Perhaps most frustratingly, the ongoing issue with DC movies establishing themes and questions within narratives only for them to fall away with no pay off, seems to have returned in Wonder Woman, though reassuringly to a lesser degree. This, of course, does not help with the length of the film as movies rarely seem longer than when something with very little point and zero pay off is occurring, and though there is much to be positive about regarding this picture’s narrative and the way it has been presented on screen, these absences do skew the impact of those positives quite significantly.
On a more positive note, unlike the rest of the DCEU and much of the superhero genre, and in somewhat of a throwback to the good ol’ days, this film has a soundtrack.
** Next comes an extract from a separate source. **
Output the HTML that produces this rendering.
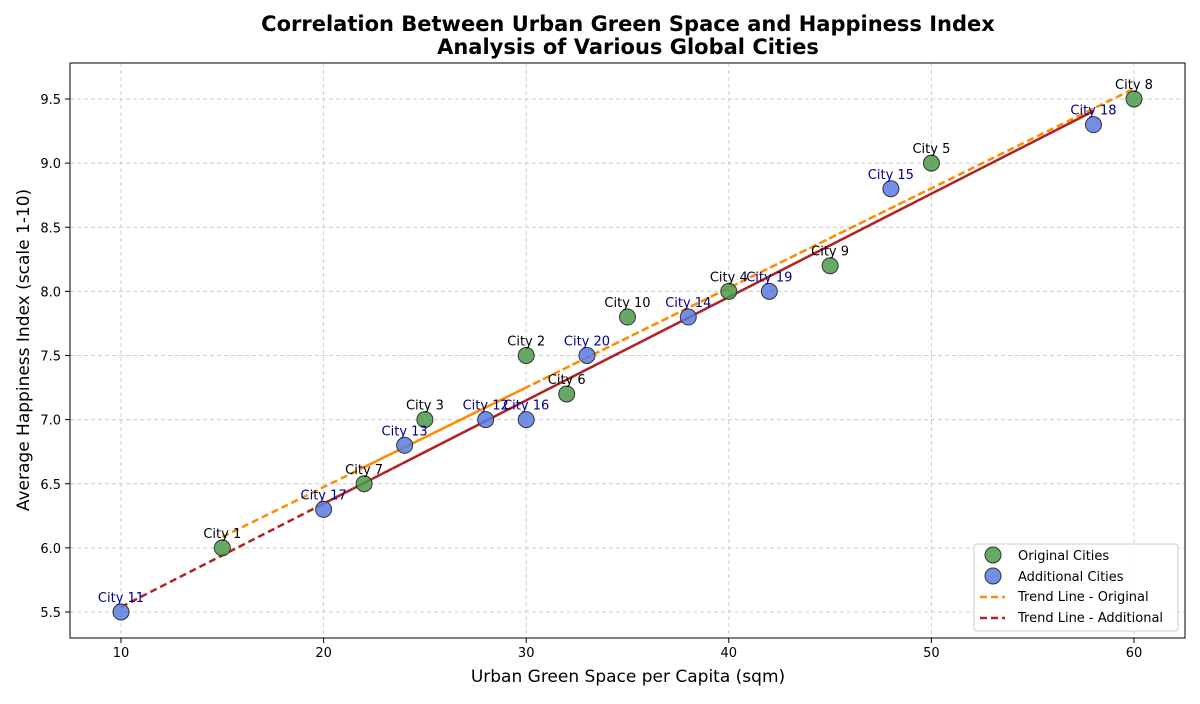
<!DOCTYPE html>
<html><head><meta charset="utf-8"><style>
body{margin:0;background:#fff;font-family:"DejaVu Sans","Liberation Sans",sans-serif}
</style></head><body>
<svg id="chart" width="1200" height="700" xmlns="http://www.w3.org/2000/svg" font-family="DejaVu Sans, Liberation Sans, sans-serif">
<text x="628" y="31" text-anchor="middle" font-size="21" font-weight="bold">Correlation Between Urban Green Space and Happiness Index</text>
<text x="628" y="54" text-anchor="middle" font-size="21" font-weight="bold">Analysis of Various Global Cities</text>
<g id="grid"></g><g id="axes"></g><g id="lines"></g><g id="points"></g><g id="labels"></g>
<rect x="70" y="63" width="1115" height="575" fill="none" stroke="#000" stroke-width="1"/>
<text x="628" y="682" text-anchor="middle" font-size="17">Urban Green Space per Capita (sqm)</text>
<text transform="translate(29,350) rotate(-90)" text-anchor="middle" font-size="17">Average Happiness Index (scale 1-10)</text>
<g>
<rect x="974" y="544" width="204" height="87" rx="3" fill="#fff" fill-opacity="0.85" stroke="#ccc"/>
<circle cx="993" cy="555" r="8" fill="#4a9a4a" fill-opacity="0.85" stroke="#333"/>
<text x="1018" y="560" font-size="13">Original Cities</text>
<circle cx="993" cy="576" r="8" fill="#5b7be0" fill-opacity="0.85" stroke="#333"/>
<text x="1018" y="581" font-size="13">Additional Cities</text>
<line x1="980" y1="597" x2="1005" y2="597" stroke="#ff8c00" stroke-width="2.5" stroke-dasharray="7,4"/>
<text x="1018" y="601" font-size="13">Trend Line - Original</text>
<line x1="980" y1="618" x2="1005" y2="618" stroke="#b22222" stroke-width="2.5" stroke-dasharray="7,4"/>
<text x="1018" y="622" font-size="13">Trend Line - Additional</text>
</g>
</svg>
<script>
const origX=[15,30,25,40,50,32,22,60,45,35];
const origY=[6.0,7.5,7.0,8.0,9.0,7.2,6.5,9.5,8.2,7.8];
const origNames=["City 1","City 2","City 3","City 4","City 5","City 6","City 7","City 8","City 9","City 10"];
const addX=[10,28,24,38,48,30,20,58,42,33];
const addY=[5.5,7.0,6.8,7.8,8.8,7.0,6.3,9.3,8.0,7.5];
const addNames=["City 11","City 12","City 13","City 14","City 15","City 16","City 17","City 18","City 19","City 20"];
const xTicks=[10,20,30,40,50,60];
const yTicks=[5.5,6.0,6.5,7.0,7.5,8.0,8.5,9.0,9.5];
const NS="http://www.w3.org/2000/svg";
const sx=v=>121+(v-10)*20.26;
const sy=v=>612-(v-5.5)*128.25;
function mk(tag,attrs,parent){const e=document.createElementNS(NS,tag);for(const k in attrs)e.setAttribute(k,attrs[k]);document.getElementById(parent).appendChild(e);return e;}
xTicks.forEach(t=>{
 const g=mk('line',{x1:sx(t),x2:sx(t),y1:63,y2:638,stroke:'#ccc','stroke-dasharray':'4,3'},'grid');
 
 
 mk('line',{x1:sx(t),x2:sx(t),y1:638,y2:643,stroke:'#000'},'axes');
 const l=mk('text',{x:sx(t),y:657,'text-anchor':'middle','font-size':13},'axes');l.textContent=t;
 
 
});
yTicks.forEach(t=>{
 const g=mk('line',{x1:70,x2:1185,y1:sy(t),y2:sy(t),stroke:'#ccc','stroke-dasharray':'4,3'},'grid');
 
 
 mk('line',{x1:65,x2:70,y1:sy(t),y2:sy(t),stroke:'#000'},'axes');
 const l=mk('text',{x:61,y:sy(t)+5,'text-anchor':'end','font-size':13},'axes');l.textContent=t.toFixed(1);
 
 
});
function fit(xs,ys){const n=xs.length,mx=xs.reduce((a,b)=>a+b)/n,my=ys.reduce((a,b)=>a+b)/n;let num=0,den=0;xs.forEach((x,i)=>{num+=(x-mx)*(ys[i]-my);den+=(x-mx)**2});const m=num/den;return [m,my-m*mx];}
function trend(xs,ys,color,name){const [m,b]=fit(xs,ys);const pts=xs.map(x=>sx(x)+','+sy(m*x+b)).join(' ');
 const p=mk('polyline',{points:pts,fill:'none',stroke:color,'stroke-width':2.5,'stroke-dasharray':'7,4'},'lines');
 
 }
trend(origX,origY,'#ff8c00','trend-line-original');
trend(addX,addY,'#b22222','trend-line-additional');
function pts(xs,ys,names,fill,lc,name){xs.forEach((x,i)=>{
 const c=mk('circle',{cx:sx(x),cy:sy(ys[i]),r:8,fill:fill,'fill-opacity':0.85,stroke:'#333','stroke-width':1},'points');
 
 
 const t=mk('text',{x:sx(x),y:sy(ys[i])-10,'text-anchor':'middle','font-size':13,fill:lc},'labels');t.textContent=names[i];
 
 
});}
pts(origX,origY,origNames,'#4a9a4a','#000','original-city-point');
pts(addX,addY,addNames,'#5b7be0','#00008b','additional-city-point');
</script>
</body></html>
Not only a well orchestrated score that really impacts the film at several stages, but an actual soundtrack, and if you think that doesn’t matter then try and remember the soundtrack to any DC or Marvel film in the past 10 years and compare that to the amount of other films you do know the soundtracks to: Star Wars, Jurassic Park, Harry Potter, Mission: Impossible, and so on.
Conclusively, Wonder Woman is a film about a woman by a woman and, despite the unintelligent backlash brought about by the sudden realisation of a small minority regarding such a fact, it is by far the best DC movie since The Dark Knight Rises (2012) and should be considered in the upper half of all superhero films released in the past 5 years. Whether this is a sign of better things to come from the DCEU or simply the result of some very good work by the talented Patty Jenkins remains to be seen, but as a stand-alone film with a stand-alone narrative, Wonder Woman is an utterly enjoyable superhero movie for the whole family to enjoy.